(Source excerpt):
▼

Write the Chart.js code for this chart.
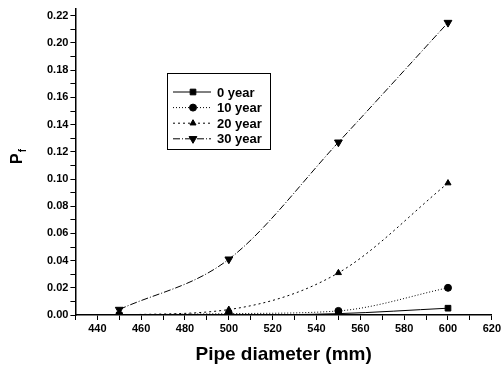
<!DOCTYPE html>
<html>
<head>
<meta charset="utf-8">
<script src="https://cdn.jsdelivr.net/npm/chart.js@4/dist/chart.umd.min.js"></script>
<style>
  html, body { margin: 0; padding: 0; background: #fff; }
  #wrap { width: 503px; height: 369px; position: relative; }
</style>
</head>
<body>
<div id="wrap"><canvas id="chart"></canvas></div>
<script>
// Pipe diameters (mm)
const diameters = [450, 500, 550, 600];

// failure probability per age
const year0 = [0.000, 0.000, 0.001, 0.005];
const year10 = [0.000, 0.001, 0.003, 0.020];
const year20 = [0.000, 0.004, 0.031, 0.097];
const year30 = [0.004, 0.041, 0.127, 0.215];

const seriesLabels = ['0 year', '10 year', '20 year', '30 year'];

const xTicks = [430, 440, 450, 460, 470, 480, 490, 500, 510, 520, 530, 540, 550, 560, 570, 580, 590, 600, 610, 620];
const yTicks = [0, 0.01, 0.02, 0.03, 0.04, 0.05, 0.06, 0.07, 0.08, 0.09, 0.10, 0.11,
                0.12, 0.13, 0.14, 0.15, 0.16, 0.17, 0.18, 0.19, 0.20, 0.21, 0.22];

function toPoints(values) {
    return diameters.map((d, i) => ({ x: d, y: values[i] }));
}

const font = 'Liberation Sans, Arial, sans-serif';

// Legend box drawn inside the plot
const boxLegend = {
    id: 'boxLegend',
    afterDraw(chart) {
        const ctx = chart.ctx;
        const x0 = 167, y0 = 73, w = 103, h = 76;
        ctx.save();
        ctx.strokeStyle = '#000';
        ctx.lineWidth = 1;
        ctx.strokeRect(x0 + 0.5, y0 + 0.5, w, h);
        chart.data.datasets.forEach((ds, i) => {
            const y = y0 + 19 + i * 15.6;
            ctx.beginPath();
            ctx.setLineDash(ds.borderDash || []);
            ctx.lineWidth = 1;
            ctx.moveTo(x0 + 6, y);
            ctx.lineTo(x0 + 44, y);
            ctx.stroke();
            ctx.setLineDash([]);
            Chart.helpers.drawPoint(ctx, {
                pointStyle: ds.pointStyle,
                radius: ds.pointRadius,
                rotation: ds.pointRotation || 0,
                borderWidth: 1
            }, x0 + 26, y);
            ctx.fillStyle = '#000';
            ctx.font = 'bold 13px ' + font;
            ctx.textBaseline = 'middle';
            ctx.fillText(ds.label, x0 + 50, y + 1);
        });
        ctx.restore();
    }
};

// Y axis title P with subscript f
const yTitle = {
    id: 'yTitle',
    afterDraw(chart) {
        const ctx = chart.ctx;
        ctx.save();
        ctx.translate(22, 164);
        ctx.rotate(-Math.PI / 2);
        ctx.fillStyle = '#000';
        ctx.textBaseline = 'alphabetic';
        ctx.font = 'bold 16px ' + font;
        ctx.fillText('P', 0, 0);
        const pw = ctx.measureText('P').width;
        ctx.font = 'bold 10px ' + font;
        ctx.fillText('f', pw + 1, 4);
        ctx.restore();
    }
};

const styles = [
    { dash: [], point: 'rect', r: 4, rot: 0 },
    { dash: [1, 2], point: 'circle', r: 3.5, rot: 0 },
    { dash: [2, 3], point: 'triangle', r: 3.5, rot: 0 },
    { dash: [7, 2, 1, 2], point: 'triangle', r: 4.5, rot: 180 }
];

const allValues = [year0, year10, year20, year30];

const datasets = allValues.map((vals, i) => ({
    label: seriesLabels[i],
    data: toPoints(vals),
    borderColor: '#000',
    backgroundColor: '#000',
    borderWidth: 1,
    borderDash: styles[i].dash,
    pointStyle: styles[i].point,
    pointRadius: styles[i].r,
    pointRotation: styles[i].rot,
    pointBackgroundColor: '#000',
    pointBorderColor: '#000',
    cubicInterpolationMode: 'monotone',
    fill: false
}));

new Chart(document.getElementById('chart'), {
    type: 'line',
    data: { datasets: datasets },
    options: {
        responsive: true,
        maintainAspectRatio: false,
        animation: false,
        layout: { padding: { top: 9, right: 11, left: 45, bottom: 0 } },
        plugins: {
            legend: { display: false },
            tooltip: { enabled: false }
        },
        scales: {
            x: {
                type: 'linear',
                min: 430,
                max: 620,
                afterBuildTicks: scale => { scale.ticks = xTicks.map(v => ({ value: v })); },
                border: { color: '#000', width: 1.5 },
                grid: { display: true, drawOnChartArea: false, drawTicks: true, tickLength: 5, color: '#000' },
                ticks: {
                    autoSkip: false,
                    maxRotation: 0,
                    color: '#000',
                    font: { family: font, size: 11, weight: 'bold' },
                    padding: 2,
                    callback: v => (v % 20 === 0 ? String(v) : '')
                },
                title: {
                    display: true,
                    text: 'Pipe diameter (mm)',
                    color: '#000',
                    font: { family: font, size: 19, weight: 'bold' },
                    padding: { top: 6, bottom: 3 }
                }
            },
            y: {
                min: 0,
                max: 0.225,
                afterBuildTicks: scale => { scale.ticks = yTicks.map(v => ({ value: v })); },
                border: { color: '#000', width: 1.5 },
                grid: { display: true, drawOnChartArea: false, drawTicks: true, tickLength: 5, color: '#000' },
                ticks: {
                    autoSkip: false,
                    color: '#000',
                    font: { family: font, size: 11, weight: 'bold' },
                    padding: 2,
                    callback: v => {
                        const k = Math.round(v * 100);
                        return k % 2 === 0 ? v.toFixed(2) : '';
                    }
                }
            }
        }
    },
    plugins: [boxLegend, yTitle]
});
</script>
</body>
</html>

▲

(Written problem):
Reproduce all of the data exactly; the pictures do not belong in the copy.

(Response for this exercise):
Write the Chart.js code for this chart.
<!DOCTYPE html>
<html>
<head>
<meta charset="utf-8">
<script src="https://cdn.jsdelivr.net/npm/chart.js@4/dist/chart.umd.min.js"></script>
<style>
  html, body { margin: 0; padding: 0; background: #fff; }
  #wrap { width: 503px; height: 369px; position: relative; }
</style>
</head>
<body>
<div id="wrap"><canvas id="chart"></canvas></div>
<script>
// Pipe diameters (mm)
const diameters = [450, 500, 550, 600];

// failure probability per age
const year0 = [0.000, 0.000, 0.001, 0.005];
const year10 = [0.000, 0.001, 0.003, 0.020];
const year20 = [0.000, 0.004, 0.031, 0.097];
const year30 = [0.004, 0.041, 0.127, 0.215];

const seriesLabels = ['0 year', '10 year', '20 year', '30 year'];

const xTicks = [430, 440, 450, 460, 470, 480, 490, 500, 510, 520, 530, 540, 550, 560, 570, 580, 590, 600, 610, 620];
const yTicks = [0, 0.01, 0.02, 0.03, 0.04, 0.05, 0.06, 0.07, 0.08, 0.09, 0.10, 0.11,
                0.12, 0.13, 0.14, 0.15, 0.16, 0.17, 0.18, 0.19, 0.20, 0.21, 0.22];

function toPoints(values) {
    return diameters.map((d, i) => ({ x: d, y: values[i] }));
}

const font = 'Liberation Sans, Arial, sans-serif';

// Legend box drawn inside the plot
const boxLegend = {
    id: 'boxLegend',
    afterDraw(chart) {
        const ctx = chart.ctx;
        const x0 = 167, y0 = 73, w = 103, h = 76;
        ctx.save();
        ctx.strokeStyle = '#000';
        ctx.lineWidth = 1;
        ctx.strokeRect(x0 + 0.5, y0 + 0.5, w, h);
        chart.data.datasets.forEach((ds, i) => {
            const y = y0 + 19 + i * 15.6;
            ctx.beginPath();
            ctx.setLineDash(ds.borderDash || []);
            ctx.lineWidth = 1;
            ctx.moveTo(x0 + 6, y);
            ctx.lineTo(x0 + 44, y);
            ctx.stroke();
            ctx.setLineDash([]);
            Chart.helpers.drawPoint(ctx, {
                pointStyle: ds.pointStyle,
                radius: ds.pointRadius,
                rotation: ds.pointRotation || 0,
                borderWidth: 1
            }, x0 + 26, y);
            ctx.fillStyle = '#000';
            ctx.font = 'bold 13px ' + font;
            ctx.textBaseline = 'middle';
            ctx.fillText(ds.label, x0 + 50, y + 1);
        });
        ctx.restore();
    }
};

// Y axis title P with subscript f
const yTitle = {
    id: 'yTitle',
    afterDraw(chart) {
        const ctx = chart.ctx;
        ctx.save();
        ctx.translate(22, 164);
        ctx.rotate(-Math.PI / 2);
        ctx.fillStyle = '#000';
        ctx.textBaseline = 'alphabetic';
        ctx.font = 'bold 16px ' + font;
        ctx.fillText('P', 0, 0);
        const pw = ctx.measureText('P').width;
        ctx.font = 'bold 10px ' + font;
        ctx.fillText('f', pw + 1, 4);
        ctx.restore();
    }
};

const styles = [
    { dash: [], point: 'rect', r: 4, rot: 0 },
    { dash: [1, 2], point: 'circle', r: 3.5, rot: 0 },
    { dash: [2, 3], point: 'triangle', r: 3.5, rot: 0 },
    { dash: [7, 2, 1, 2], point: 'triangle', r: 4.5, rot: 180 }
];

const allValues = [year0, year10, year20, year30];

const datasets = allValues.map((vals, i) => ({
    label: seriesLabels[i],
    data: toPoints(vals),
    borderColor: '#000',
    backgroundColor: '#000',
    borderWidth: 1,
    borderDash: styles[i].dash,
    pointStyle: styles[i].point,
    pointRadius: styles[i].r,
    pointRotation: styles[i].rot,
    pointBackgroundColor: '#000',
    pointBorderColor: '#000',
    cubicInterpolationMode: 'monotone',
    fill: false
}));

new Chart(document.getElementById('chart'), {
    type: 'line',
    data: { datasets: datasets },
    options: {
        responsive: true,
        maintainAspectRatio: false,
        animation: false,
        layout: { padding: { top: 9, right: 11, left: 45, bottom: 0 } },
        plugins: {
            legend: { display: false },
            tooltip: { enabled: false }
        },
        scales: {
            x: {
                type: 'linear',
                min: 430,
                max: 620,
                afterBuildTicks: scale => { scale.ticks = xTicks.map(v => ({ value: v })); },
                border: { color: '#000', width: 1.5 },
                grid: { display: true, drawOnChartArea: false, drawTicks: true, tickLength: 5, color: '#000' },
                ticks: {
                    autoSkip: false,
                    maxRotation: 0,
                    color: '#000',
                    font: { family: font, size: 11, weight: 'bold' },
                    padding: 2,
                    callback: v => (v % 20 === 0 ? String(v) : '')
                },
                title: {
                    display: true,
                    text: 'Pipe diameter (mm)',
                    color: '#000',
                    font: { family: font, size: 19, weight: 'bold' },
                    padding: { top: 6, bottom: 3 }
                }
            },
            y: {
                min: 0,
                max: 0.225,
                afterBuildTicks: scale => { scale.ticks = yTicks.map(v => ({ value: v })); },
                border: { color: '#000', width: 1.5 },
                grid: { display: true, drawOnChartArea: false, drawTicks: true, tickLength: 5, color: '#000' },
                ticks: {
                    autoSkip: false,
                    color: '#000',
                    font: { family: font, size: 11, weight: 'bold' },
                    padding: 2,
                    callback: v => {
                        const k = Math.round(v * 100);
                        return k % 2 === 0 ? v.toFixed(2) : '';
                    }
                }
            }
        }
    },
    plugins: [boxLegend, yTitle]
});
</script>
</body>
</html>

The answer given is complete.